▶ **Stated problem**: Only the lines between the line holding "Recreate this image" and the line holding "import seaborn as sns", both of those included, should be copied exactly; drop the pictures.

▶ **Information provided**:
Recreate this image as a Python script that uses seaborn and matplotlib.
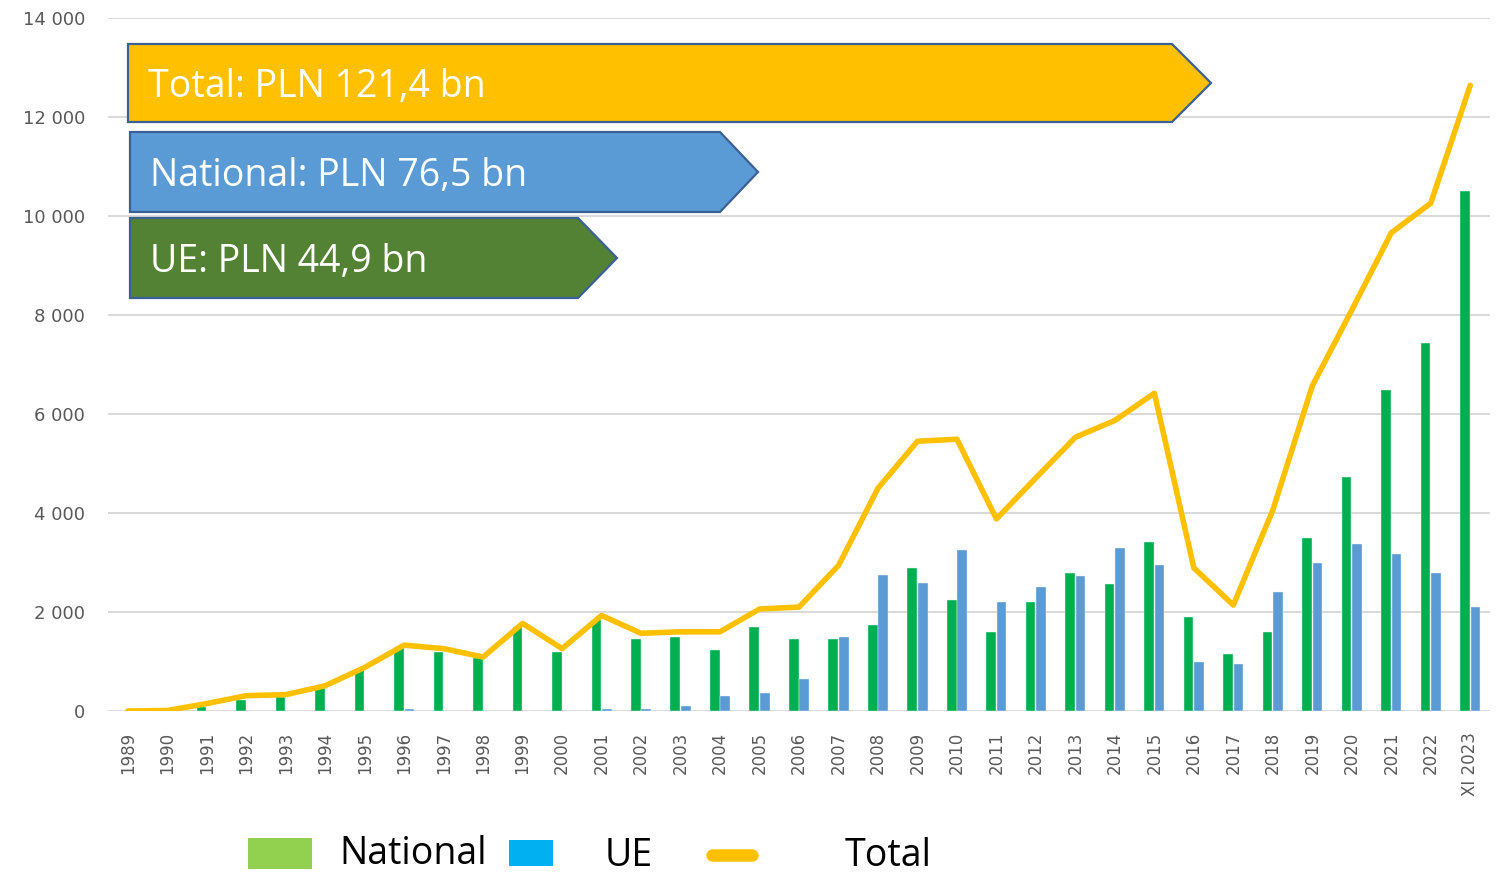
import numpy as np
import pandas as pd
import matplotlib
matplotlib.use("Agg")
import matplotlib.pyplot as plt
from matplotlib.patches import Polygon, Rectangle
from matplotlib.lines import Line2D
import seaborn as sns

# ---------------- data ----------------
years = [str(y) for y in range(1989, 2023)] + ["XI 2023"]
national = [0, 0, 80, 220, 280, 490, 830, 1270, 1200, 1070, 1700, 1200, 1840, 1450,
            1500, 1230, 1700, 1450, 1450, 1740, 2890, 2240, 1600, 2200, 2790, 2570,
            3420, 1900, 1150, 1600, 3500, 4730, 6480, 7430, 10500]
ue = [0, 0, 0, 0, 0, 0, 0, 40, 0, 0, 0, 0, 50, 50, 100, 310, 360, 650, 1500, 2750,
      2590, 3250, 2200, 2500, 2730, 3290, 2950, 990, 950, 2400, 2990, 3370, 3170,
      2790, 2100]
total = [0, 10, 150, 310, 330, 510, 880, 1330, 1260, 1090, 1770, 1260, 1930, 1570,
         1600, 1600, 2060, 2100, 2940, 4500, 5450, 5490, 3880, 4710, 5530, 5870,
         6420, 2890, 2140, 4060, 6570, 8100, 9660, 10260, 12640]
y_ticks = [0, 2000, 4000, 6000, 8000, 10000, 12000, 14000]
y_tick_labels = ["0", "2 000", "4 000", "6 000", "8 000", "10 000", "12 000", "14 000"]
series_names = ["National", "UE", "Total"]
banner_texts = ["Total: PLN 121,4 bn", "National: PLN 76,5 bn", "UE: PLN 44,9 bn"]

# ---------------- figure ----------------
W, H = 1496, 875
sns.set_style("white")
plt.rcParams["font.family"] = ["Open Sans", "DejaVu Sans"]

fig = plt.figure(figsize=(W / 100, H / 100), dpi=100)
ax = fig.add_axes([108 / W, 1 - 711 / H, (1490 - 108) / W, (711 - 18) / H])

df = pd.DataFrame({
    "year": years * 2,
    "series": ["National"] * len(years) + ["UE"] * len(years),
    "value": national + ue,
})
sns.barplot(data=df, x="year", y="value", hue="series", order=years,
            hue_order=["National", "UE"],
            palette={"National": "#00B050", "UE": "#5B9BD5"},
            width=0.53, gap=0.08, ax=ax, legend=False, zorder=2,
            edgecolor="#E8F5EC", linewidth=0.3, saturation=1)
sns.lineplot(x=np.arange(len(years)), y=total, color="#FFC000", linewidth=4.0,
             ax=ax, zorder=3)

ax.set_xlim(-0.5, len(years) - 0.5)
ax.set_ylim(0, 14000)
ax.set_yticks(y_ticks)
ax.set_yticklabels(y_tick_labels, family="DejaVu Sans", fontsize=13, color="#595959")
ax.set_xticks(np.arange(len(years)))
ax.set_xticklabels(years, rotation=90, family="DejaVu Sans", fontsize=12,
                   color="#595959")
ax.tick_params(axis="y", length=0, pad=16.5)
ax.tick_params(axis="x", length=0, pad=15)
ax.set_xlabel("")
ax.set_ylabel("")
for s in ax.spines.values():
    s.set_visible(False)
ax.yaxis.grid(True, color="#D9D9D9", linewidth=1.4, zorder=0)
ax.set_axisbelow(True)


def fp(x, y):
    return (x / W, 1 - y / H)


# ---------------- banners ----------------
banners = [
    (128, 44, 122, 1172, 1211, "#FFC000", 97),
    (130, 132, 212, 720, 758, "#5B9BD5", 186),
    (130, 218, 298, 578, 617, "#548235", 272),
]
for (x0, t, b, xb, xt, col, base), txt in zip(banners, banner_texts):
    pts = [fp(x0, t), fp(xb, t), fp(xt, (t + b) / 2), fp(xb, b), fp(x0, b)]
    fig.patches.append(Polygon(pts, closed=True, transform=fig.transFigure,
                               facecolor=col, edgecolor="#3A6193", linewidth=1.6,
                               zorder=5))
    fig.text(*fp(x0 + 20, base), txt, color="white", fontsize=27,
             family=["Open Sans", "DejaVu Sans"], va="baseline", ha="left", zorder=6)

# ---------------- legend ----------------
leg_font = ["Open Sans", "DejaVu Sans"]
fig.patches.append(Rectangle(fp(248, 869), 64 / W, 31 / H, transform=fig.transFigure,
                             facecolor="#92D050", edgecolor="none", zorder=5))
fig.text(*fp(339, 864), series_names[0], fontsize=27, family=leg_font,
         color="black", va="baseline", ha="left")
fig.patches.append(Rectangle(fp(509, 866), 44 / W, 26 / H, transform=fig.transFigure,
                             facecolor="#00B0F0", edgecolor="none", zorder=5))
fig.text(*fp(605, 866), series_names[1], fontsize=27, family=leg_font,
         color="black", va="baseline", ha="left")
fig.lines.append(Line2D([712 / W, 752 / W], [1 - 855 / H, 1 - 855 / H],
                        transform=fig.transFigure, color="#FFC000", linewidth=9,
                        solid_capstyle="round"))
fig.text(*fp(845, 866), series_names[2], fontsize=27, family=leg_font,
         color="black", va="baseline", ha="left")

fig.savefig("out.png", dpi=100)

...

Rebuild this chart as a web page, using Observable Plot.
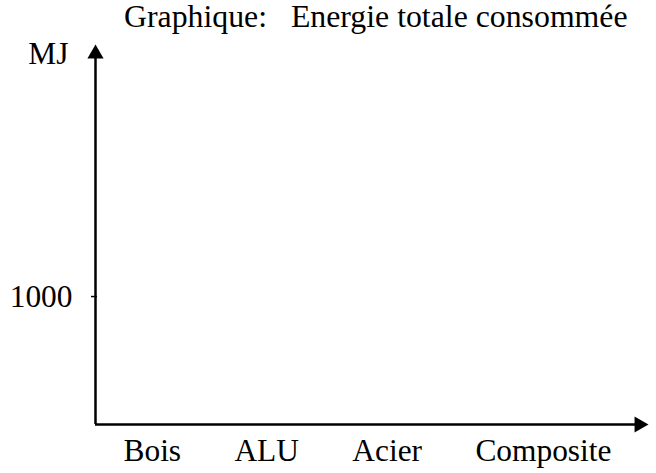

▶ **Solution for this problem**:
Recreate this image as a Python script that uses seaborn and matplotlib.
import numpy as np
import pandas as pd
import matplotlib
matplotlib.use("Agg")
import matplotlib.pyplot as plt
from matplotlib.patches import Polygon, Rectangle
from matplotlib.lines import Line2D
import seaborn as sns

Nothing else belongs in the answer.